How to profile all CUDA activity on a system


I have a complex setup with multiple processes using the GPU on a single machine. How can I get a CUDA trace for all of them using Nsight Systems?

I checked Nsight Systems GUI, but I see no options for this. If I just run it with one of my processes, I do see the other ones in the timeline, but no CUDA trace for them.

I also tried Nsight System CLI with nsys start and nsys stop, but the output file does not contain any CUDA trace.

Any suggestions?

The easy way to get multiple processes under one Nsys run is to either set process-tree (if they are all launched from the same base process) or profile a script that launches all of them.

What was the CLI command that you used?

Thanks for your reply.

1. The CLI commands that I used are:
nsys start
nsys stop

The processes that are using CUDA are active in between the above commands. However, the output nsys file doesn’t contain any CUDA trace. Am I missing something or this doesn’t work in Windows?

2. Creating a script that launches all the process is an option, but very complicated to do in our case, that’s why I was looking for alternatives. Assuming we do it, do you know if the process-tree is available only from the CLI or also from the GUI? I searched for it in the GUI, but couldn’t find it.

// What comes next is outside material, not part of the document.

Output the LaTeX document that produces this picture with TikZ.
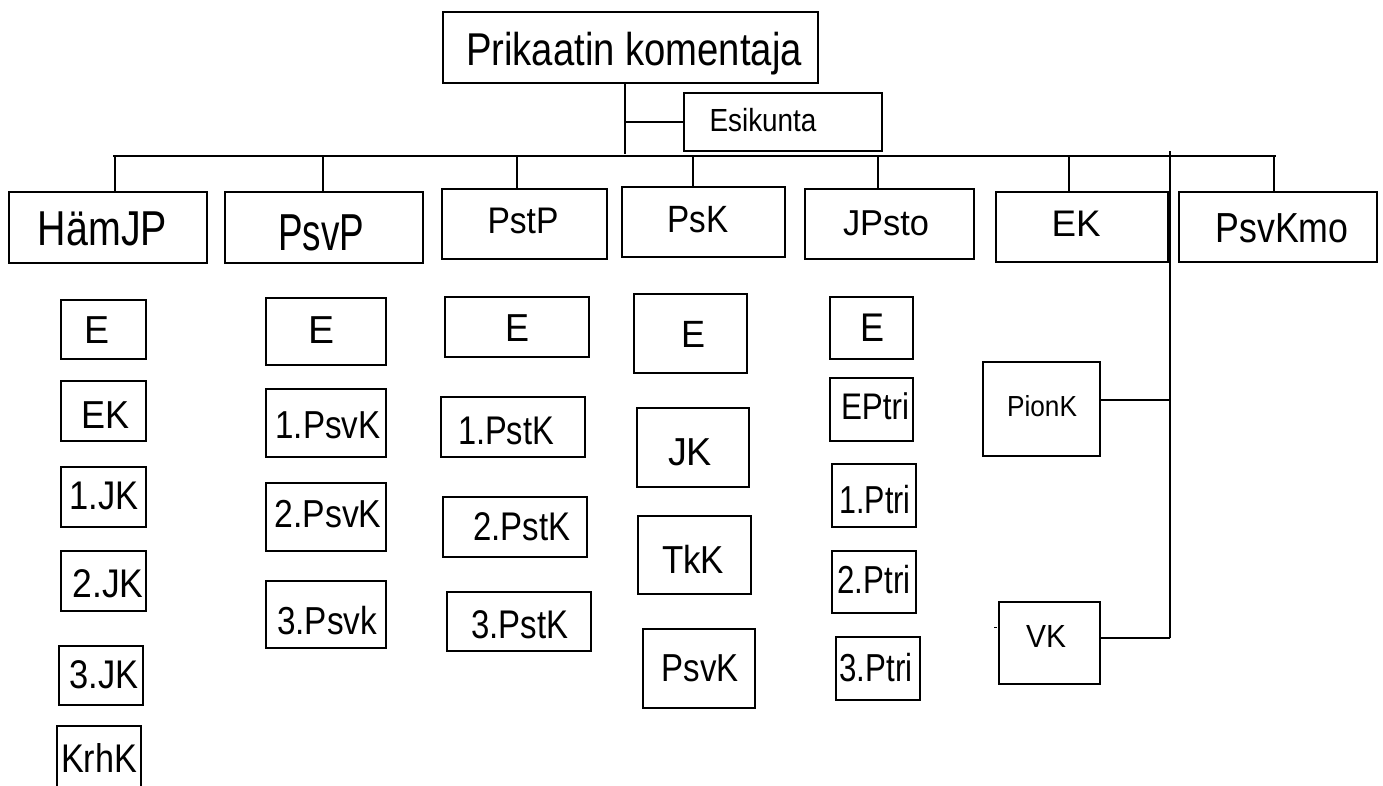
\documentclass[tikz,border=0pt]{standalone}
\usepackage{fontspec}
\usepackage{graphicx}
\setmainfont{Liberation Sans}
\tikzset{
  boxst/.style={draw=black, line width=1.4pt, rectangle, inner sep=0pt, outer sep=0pt},
  lbl/.style={inner sep=0pt, outer sep=0pt, anchor=base, text=black},
  conn/.style={draw=black, line width=1.2pt},
}
\newcommand\bx[5]{%
  \pgfmathsetmacro\bxw{#4-#2}\pgfmathsetmacro\bxh{#5-#3}%
  \node[boxst, minimum width=\bxw pt, minimum height=\bxh pt] (#1) at ({(#2+#4)/2},{(#3+#5)/2}) {};}
\newcommand\tx[6]{%
  \node[lbl] (t-#1) at (#2,#3) {\resizebox{#5pt}{\height}{\fontsize{#4}{#4}\selectfont #6}};}
\begin{document}
\begin{tikzpicture}[x=1pt,y=-1pt]
\path[use as bounding box, fill=white] (0,0) rectangle (1383,785);
\begin{scope}
\clip (0,0) rectangle (1383,785);
% top
\bx{prk}{443}{12}{818}{83}
\bx{esk}{684}{93}{882}{151}
% level 1
\bx{hamjp}{9}{192}{207}{263}
\bx{psvp}{225}{192}{423}{263}
\bx{pstp}{442}{189}{607}{259}
\bx{psk}{622}{187}{785}{257}
\bx{jpsto}{805}{189}{974}{259}
\bx{ek}{996}{192}{1168}{262}
\bx{psvkmo}{1179}{192}{1377}{262}
% HamJP column
\bx{h1}{61}{300}{146}{359}
\bx{h2}{61}{381}{146}{441}
\bx{h3}{61}{467}{146}{527}
\bx{h4}{61}{551}{146}{611}
\bx{h5}{59}{646}{143}{705}
\bx{h6}{57}{726}{141}{800}
% PsvP column
\bx{p1}{266}{298}{386}{365}
\bx{p2}{266}{389}{386}{457}
\bx{p3}{266}{483}{386}{551}
\bx{p4}{266}{581}{386}{648}
% PstP column
\bx{s1}{445}{297}{589}{357}
\bx{s2}{441}{397}{585}{457}
\bx{s3}{443}{497}{587}{557}
\bx{s4}{447}{592}{591}{651}
% PsK column
\bx{k1}{634}{294}{747}{373}
\bx{k2}{637}{408}{749}{487}
\bx{k3}{638}{516}{751}{594}
\bx{k4}{643}{629}{755}{708}
% JPsto column
\bx{j1}{830}{297}{913}{359}
\bx{j2}{830}{378}{913}{441}
\bx{j3}{832}{464}{916}{527}
\bx{j4}{832}{551}{916}{613}
\bx{j5}{836}{637}{920}{700}
% EK side
\bx{pionk}{983}{362}{1100}{456}
\bx{vk}{999}{602}{1100}{684}
\end{scope}
% texts
\tx{prk}{634}{65}{46}{336}{Prikaatin komentaja}
\tx{esk}{763}{131}{32}{107}{Esikunta}
\tx{hamjp}{102.5}{245}{49}{129}{HämJP}
\tx{psvp}{321}{250}{52}{86}{PsvP}
\tx{pstp}{523}{233}{37}{71}{PstP}
\tx{psk}{698}{232}{38}{61}{PsK}
\tx{jpsto}{886}{235}{36}{86}{JPsto}
\tx{ek}{1076}{236}{37}{49}{EK}
\tx{psvkmo}{1282}{242}{42}{133}{PsvKmo}
\tx{h1}{97}{343}{39}{25}{E}
\tx{h2}{105}{428}{39}{48}{EK}
\tx{h3}{104}{509}{40}{69}{1.JK}
\tx{h4}{108}{597}{40}{71}{2.JK}
\tx{h5}{104}{688}{40}{69}{3.JK}
\tx{h6}{99}{772}{40}{76}{KrhK}
\tx{p1}{321}{343}{39}{26}{E}
\tx{p2}{328}{438}{39}{105}{1.PsvK}
\tx{p3}{328}{527}{39}{107}{2.PsvK}
\tx{p4}{327}{634}{39}{100}{3.Psvk}
\tx{s1}{517}{341}{39}{24}{E}
\tx{s2}{506}{444}{40}{96}{1.PstK}
\tx{s3}{522}{540}{40}{97}{2.PstK}
\tx{s4}{520}{638}{40}{97}{3.PstK}
\tx{k1}{693}{347}{38}{24}{E}
\tx{k2}{690}{465}{39}{44}{JK}
\tx{k3}{693}{573}{39}{62}{TkK}
\tx{k4}{700}{681}{39}{77}{PsvK}
\tx{j1}{872}{341}{40}{24}{E}
\tx{j2}{875}{419}{37}{68}{EPtri}
\tx{j3}{875}{513}{39}{71}{1.Ptri}
\tx{j4}{874}{593}{39}{73}{2.Ptri}
\tx{j5}{876}{681}{39}{73}{3.Ptri}
\tx{pionk}{1042}{416}{29}{70}{PionK}
\tx{vk}{1046}{647}{32}{40}{VK}
% connectors
\coordinate (busL) at (113,156);
\coordinate (busR) at (1276,156);
\coordinate (trunk) at (625,154);
\draw[conn] (busL) -- (busR);
\draw[conn] (trunk |- prk.south) -- (trunk);
\draw[conn] (trunk |- esk.west) -- (esk.west);
\coordinate (d1) at (115,156);
\coordinate (d2) at (323,156);
\coordinate (d3) at (517,156);
\coordinate (d4) at (693,156);
\coordinate (d5) at (878,156);
\coordinate (d6) at (1069,156);
\coordinate (d7) at (1274,156);
\draw[conn] (d1) -- (d1 |- hamjp.north);
\draw[conn] (d2) -- (d2 |- psvp.north);
\draw[conn] (d3) -- (d3 |- pstp.north);
\draw[conn] (d4) -- (d4 |- psk.north);
\draw[conn] (d5) -- (d5 |- jpsto.north);
\draw[conn] (d6) -- (d6 |- ek.north);
\draw[conn] (d7) -- (d7 |- psvkmo.north);
\coordinate (vt) at (1170,151);
\coordinate (pj) at (1170,400);
\coordinate (vj) at (1170,638);
\draw[conn] (vt) -- (vj);
\draw[conn] (pj) -- (pj -| pionk.east);
\draw[conn] (vj) -- (vj -| vk.east);
\coordinate (dash) at (994,627);
\draw[draw=black, line width=0.8pt] (dash) -- ([xshift=3pt]dash);
\end{tikzpicture}
\end{document}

Those commands won’t get you what you want. See User Guide :: Nsight Systems Documentation (that’s a direct link to the cli command switches)

But in general, you should either use the “fire and forget” command with “nsys profile” or you will want to use the interactive commands start, launch, and stop. Unless you use all three, either the application or the profiler does not start.

If you are just trying to control what part of the application is traced, I would recommend using a delay command or a duration command and the “nsys profile” command to run your session.

1 Like

Thanks for your reply. I did some more tests and it’s clear now that all 3 interactive commands are needed (start, launch, stop). My initial understanding of the documentation was wrong.

So, I guess our only option for profiling all the processes is to create a script that launches all of them.

Yes, nsys launches one process, putting them in a script makes them one process tree.

1 Like

This topic was automatically closed 14 days after the last reply. New replies are no longer allowed.